The refreshed arrangement was signed yesterday as ministers gathered for the World Trade Organization (WTO) summit in Doha. As a result, the value of public contracts to be offered out to signatories is expected to increase to $100 billion a year (£64.4 billion). It currently stimulates trade valued at around $651 million (£419 million).
It will see members broaden the scope of procurements, which they will open up for international competition. New opportunities include rail and transport contracts in Korea, territory and provincial government contracts in Canada and more central government opportunities in the EU and US.
Commenting on the agreement, EU trade commissioner, Karel De Gucht, said: “Securing an international procurement deal during the WTO ministerial meeting shows that the global trading family can, and does, deliver the results to help boost our economies at this critical time.”

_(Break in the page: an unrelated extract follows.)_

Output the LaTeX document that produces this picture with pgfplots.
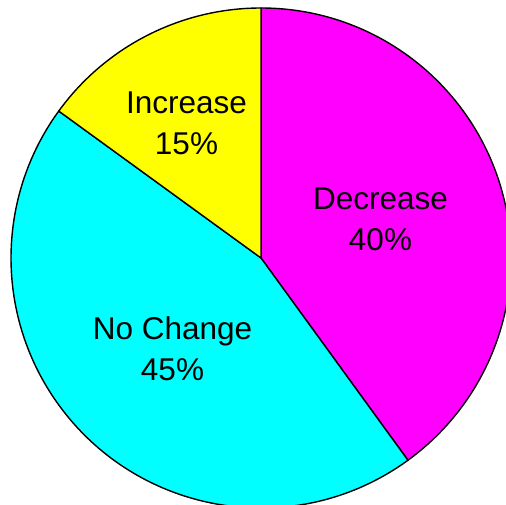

US trade representative, Ron Kirk, said: “Government procurement represents one of the most rapidly expanding areas of opportunity for traders of goods and services.”
Despite being an agreement within the WTO, it only enables free trade among the 42 countries of the GPA. In September, Armenia became the latest member, joining the likes of Japan, the EU and Taiwan, which waited more than a decade for its membership to be approved.
In addition to amending the agreement, members also declined China’s application to join for the third time, on the grounds that it was not offering to give the required level of access.
Discussing what China needed to do, Kirk said: “We are urging China to cover state-owned enterprises, add more sub-central entities and services, reduce its thresholds for the size of the covered contracts, and remove other broad exclusions.”